There’s a word we use quite loosely. This word is used in trying to raise money for highways or endangered species. It is used when people learn to do something new. It is used when people take a child that is not biologically theirs as their own.
This word is Adoption and it needs to stop being used as a catch all phrase for any random thing we care about. I am not dismissing the validity of the other uses, however, they need a new word.
In my family, half of my siblings are adopted. Now I know that, but it doesn’t matter to me. The bond I have with each of my siblings is irreplaceable. My relationships with my siblings each have a level of complexity, of uniqueness. Here’s the thing, my siblings that don’t look like me, the ones that don’t need glasses, the ones that each have a different beginning than myself, they were adopted. That highway wasn’t adopted, that cheetah wasn’t adopted, that puppy of yours wasn’t adopted.
Did you spend months on piles of paperwork like my mom did? Did you research a new culture? Did you meet with birth mothers and birth fathers? Did you have a social worker come to your house every couple of months? Did you pray every night for that highway? What about that cheetah? Did you wait almost three years to bring it home? And when the adoption took place, did hold your sobbing puppy in the middle of the night when he was crying because he missed everything he ever knew? Did you have to explain to your puppy in a combination of English and the little bits of the foreign language that you couldn’t find even a Rosetta Stone for that because of horrible circumstances that he couldn’t go back to his country? Do you hug that highway every day and hope you are being a good enough sister? With that cheetah you adopted, do you go to cultural events three hours away to keep his culture strong?
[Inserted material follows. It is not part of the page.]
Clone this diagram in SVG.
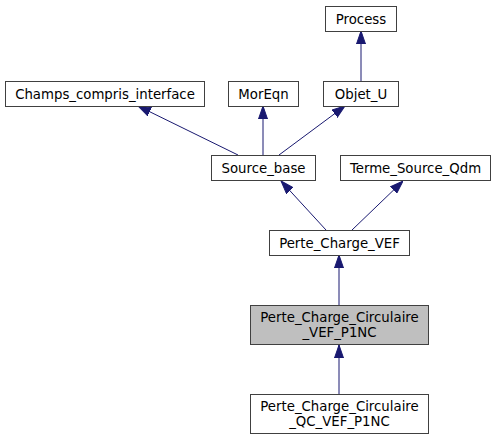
<svg xmlns="http://www.w3.org/2000/svg" width="496" height="440" viewBox="0 0 496 440">
<style>
.n rect{fill:#fff;stroke:#404040;stroke-width:1}
.n text{font-family:"DejaVu Sans",sans-serif;font-size:13.3px;text-anchor:middle;fill:#000}
.e path{fill:none;stroke:#191970;stroke-width:1}
</style>
<defs>
<marker id="a" viewBox="0 0 13 10" refX="13" refY="5" markerWidth="13" markerHeight="10" markerUnits="userSpaceOnUse" orient="auto">
<path d="M0,0.5 L13,5 L0,9.5 Z" fill="#191970" stroke="#191970"/>
</marker>
</defs>
<rect width="496" height="440" fill="#fff"/>
<g class="e">
<path d="M361,81 L361,31" marker-end="url(#a)"/>
<path d="M238,155 L138,106" marker-end="url(#a)"/>
<path d="M263,155 L263,106" marker-end="url(#a)"/>
<path d="M279,155 L345,106" marker-end="url(#a)"/>
<path d="M326,230 L281,181" marker-end="url(#a)"/>
<path d="M352,230 L403,181" marker-end="url(#a)"/>
<path d="M339,305 L339,255" marker-end="url(#a)"/>
<path d="M339,394 L339,345" marker-end="url(#a)"/>
</g>
<g id="Process" class="n"><rect x="325.5" y="6.5" width="71" height="25"/><text x="361" y="23.5">Process</text></g>
<g id="Champs_compris_interface" class="n"><rect x="5.5" y="81.5" width="199" height="25"/><text x="105" y="98.5">Champs_compris_interface</text></g>
<g id="MorEqn" class="n"><rect x="228.5" y="81.5" width="70" height="25"/><text x="263.5" y="98.5">MorEqn</text></g>
<g id="Objet_U" class="n"><rect x="323.5" y="81.5" width="75" height="25"/><text x="361" y="98.5">Objet_U</text></g>
<g id="Source_base" class="n"><rect x="211.5" y="155.5" width="104" height="25"/><text x="263.5" y="172.5">Source_base</text></g>
<g id="Terme_Source_Qdm" class="n"><rect x="340.5" y="155.5" width="150" height="25"/><text x="415.5" y="172.5">Terme_Source_Qdm</text></g>
<g id="Perte_Charge_VEF" class="n"><rect x="269.5" y="230.5" width="140" height="25"/><text x="339.5" y="247.5">Perte_Charge_VEF</text></g>
<g id="Perte_Charge_Circulaire_VEF_P1NC" class="n"><rect x="250.5" y="305.5" width="178" height="39" style="fill:#bfbfbf"/><text x="339.5" y="321.5">Perte_Charge_Circulaire</text><text x="339.5" y="336.5">_VEF_P1NC</text></g>
<g id="Perte_Charge_Circulaire_QC_VEF_P1NC" class="n"><rect x="250.5" y="394.5" width="178" height="39"/><text x="339.5" y="410.5">Perte_Charge_Circulaire</text><text x="339.5" y="425.5">_QC_VEF_P1NC</text></g>
</svg>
As Webster’s says, adoption is “the act or process of adopting a child.” A CHILD! A human being. I am aware that highways and cheetahs need financial support. I understand that the bond between a human and a pet can be very deep. I’ve had pets before, and I still remember crying my eyes out when my parents sold our first cow. However, as someone, who for the last 18 years, has been on a journey with HUMANS who have been adopted, let me tell you, adoption is about so much more than financial support. My sister got very offended when she saw a bumper sticker promoting pet “adoption.” She has a right to be offended. Did that dog have to learn how to love a new family? Did that dog have to eat new foods or get used to foreign smells? Did that highway have to be OK with new cultural practices? Does that cheetah have to wake up every morning and hear a language he didn’t learn as a baby?
Adoption is joining multiple families together. Adoption is taking on a new culture partially as your own. Adoption is loving your new sibling or child in the easy times and the extremely difficult times. It’s about the little stuff, like learning about new hair products, or making sure the new child in your life doesn’t have to see any sort of snakes because he’s scared to death of them. It’s about the big things too, it’s about staying up till 3 in the morning so you can help your sister process why she is having a difficult time socially. It’s about learning how to love someone even in the most frustrating of times. Adoption is recognizing that one of your fellow human beings needs a family and deserves all the same crazy family stories that you do. I might be biologically an Evans, but my siblings who started life with a different last name have just as much of a right to my crazy family as I do. The stories of our uncle putting smelly cheese in my dad’s wallet are just as much mine as they are my sister’s.
I firmly believe that every member of my family was destined to be together. Each personality just makes so much sense. We work together. We are like a mosaic. There are a lot of different pieces, and each piece is cut differently and has a different beauty to it. But, when you put us all together, we’re a portrait of love and perseverance.